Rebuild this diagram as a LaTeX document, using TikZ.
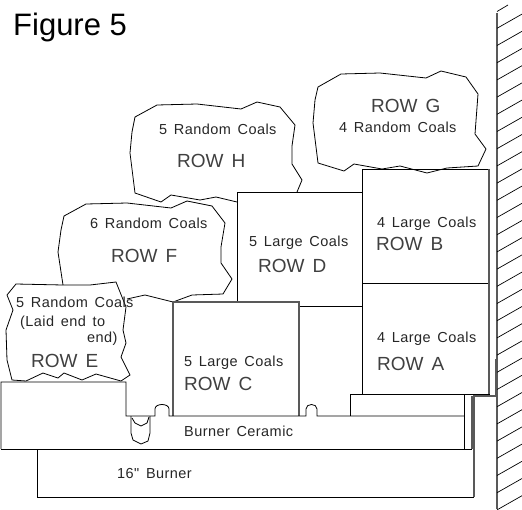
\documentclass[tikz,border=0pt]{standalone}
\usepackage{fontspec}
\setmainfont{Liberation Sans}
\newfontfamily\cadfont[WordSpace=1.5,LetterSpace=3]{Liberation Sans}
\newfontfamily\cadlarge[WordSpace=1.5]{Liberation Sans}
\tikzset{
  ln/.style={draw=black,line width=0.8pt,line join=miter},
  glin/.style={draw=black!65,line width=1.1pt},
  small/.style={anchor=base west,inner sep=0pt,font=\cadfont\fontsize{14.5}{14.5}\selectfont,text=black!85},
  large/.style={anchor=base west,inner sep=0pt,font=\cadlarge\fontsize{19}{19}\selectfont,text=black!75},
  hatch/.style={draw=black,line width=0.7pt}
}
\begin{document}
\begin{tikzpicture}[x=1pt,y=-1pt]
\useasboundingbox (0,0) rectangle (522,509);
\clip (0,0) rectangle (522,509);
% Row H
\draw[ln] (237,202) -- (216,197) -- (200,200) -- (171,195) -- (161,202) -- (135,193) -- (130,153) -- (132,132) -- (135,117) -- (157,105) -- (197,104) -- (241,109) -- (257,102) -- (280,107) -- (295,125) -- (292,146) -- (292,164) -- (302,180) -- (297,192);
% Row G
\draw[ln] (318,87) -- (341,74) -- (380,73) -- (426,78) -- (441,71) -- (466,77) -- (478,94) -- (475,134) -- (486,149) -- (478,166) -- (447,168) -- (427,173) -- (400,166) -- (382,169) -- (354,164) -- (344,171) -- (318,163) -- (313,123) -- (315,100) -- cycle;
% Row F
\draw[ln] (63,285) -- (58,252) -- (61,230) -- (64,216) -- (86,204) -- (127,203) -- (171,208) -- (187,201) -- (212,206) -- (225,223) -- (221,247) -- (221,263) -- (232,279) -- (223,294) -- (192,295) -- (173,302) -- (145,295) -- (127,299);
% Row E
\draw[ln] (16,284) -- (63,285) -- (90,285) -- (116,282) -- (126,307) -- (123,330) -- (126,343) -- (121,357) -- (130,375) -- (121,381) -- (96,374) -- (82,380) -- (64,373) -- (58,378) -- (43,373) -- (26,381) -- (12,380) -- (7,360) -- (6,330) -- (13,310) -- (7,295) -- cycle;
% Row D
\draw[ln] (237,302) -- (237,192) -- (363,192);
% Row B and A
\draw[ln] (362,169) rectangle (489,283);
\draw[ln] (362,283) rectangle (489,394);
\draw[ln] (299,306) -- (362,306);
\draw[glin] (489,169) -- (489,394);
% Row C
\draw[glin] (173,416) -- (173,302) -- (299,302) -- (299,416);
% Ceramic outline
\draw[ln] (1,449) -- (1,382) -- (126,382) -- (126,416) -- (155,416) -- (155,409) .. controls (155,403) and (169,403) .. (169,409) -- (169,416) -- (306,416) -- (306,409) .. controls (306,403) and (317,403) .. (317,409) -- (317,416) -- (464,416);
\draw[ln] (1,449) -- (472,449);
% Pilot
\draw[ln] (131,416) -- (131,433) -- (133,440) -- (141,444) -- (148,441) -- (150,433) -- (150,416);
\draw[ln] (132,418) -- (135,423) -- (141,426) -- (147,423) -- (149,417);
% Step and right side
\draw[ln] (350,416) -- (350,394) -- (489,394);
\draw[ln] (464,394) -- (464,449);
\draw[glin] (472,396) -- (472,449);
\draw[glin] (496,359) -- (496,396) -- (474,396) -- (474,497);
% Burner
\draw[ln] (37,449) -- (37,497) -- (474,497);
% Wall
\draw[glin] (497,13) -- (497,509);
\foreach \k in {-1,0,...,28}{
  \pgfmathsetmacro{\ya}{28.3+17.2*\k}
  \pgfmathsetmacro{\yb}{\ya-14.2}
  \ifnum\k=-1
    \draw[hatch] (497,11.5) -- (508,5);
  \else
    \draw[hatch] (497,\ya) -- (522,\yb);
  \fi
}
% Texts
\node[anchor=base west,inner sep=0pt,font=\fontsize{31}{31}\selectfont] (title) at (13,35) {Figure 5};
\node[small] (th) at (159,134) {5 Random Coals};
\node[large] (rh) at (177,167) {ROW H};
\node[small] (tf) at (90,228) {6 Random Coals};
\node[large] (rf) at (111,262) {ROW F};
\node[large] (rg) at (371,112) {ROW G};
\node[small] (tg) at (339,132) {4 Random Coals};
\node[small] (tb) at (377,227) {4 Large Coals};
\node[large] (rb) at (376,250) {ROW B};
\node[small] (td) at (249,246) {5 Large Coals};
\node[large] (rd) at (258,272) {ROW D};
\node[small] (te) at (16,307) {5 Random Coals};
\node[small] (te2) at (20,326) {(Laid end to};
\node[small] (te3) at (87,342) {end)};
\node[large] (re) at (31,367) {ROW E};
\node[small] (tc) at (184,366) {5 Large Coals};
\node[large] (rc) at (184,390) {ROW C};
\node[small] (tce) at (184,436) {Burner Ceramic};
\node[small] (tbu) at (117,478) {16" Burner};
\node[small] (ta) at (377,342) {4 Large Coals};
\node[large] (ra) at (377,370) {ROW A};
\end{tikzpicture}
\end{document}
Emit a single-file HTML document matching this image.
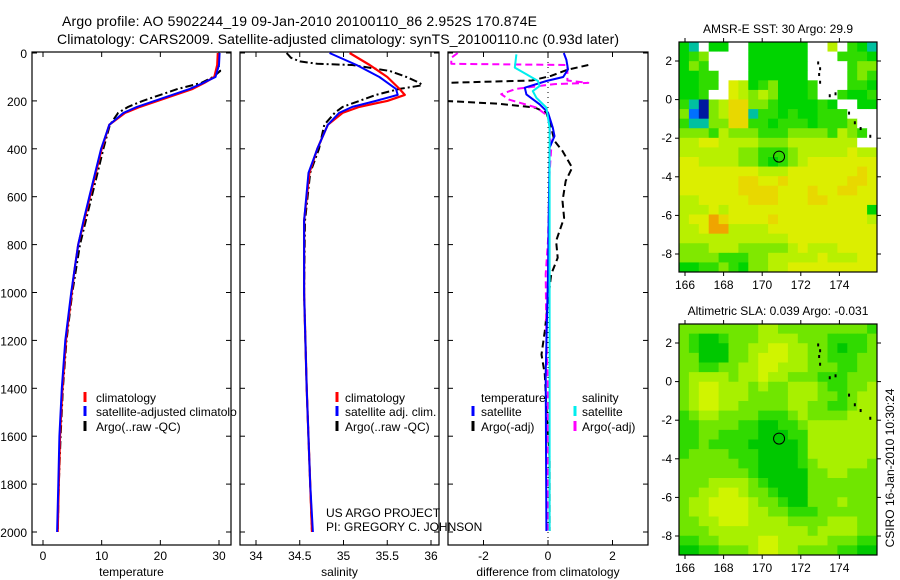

• The exercise
Track down the lines that include the word "this" and copy them.

• Final answer
Rebuild this diagram as a LaTeX document, using TikZ.
Emit a single-file HTML document matching this image.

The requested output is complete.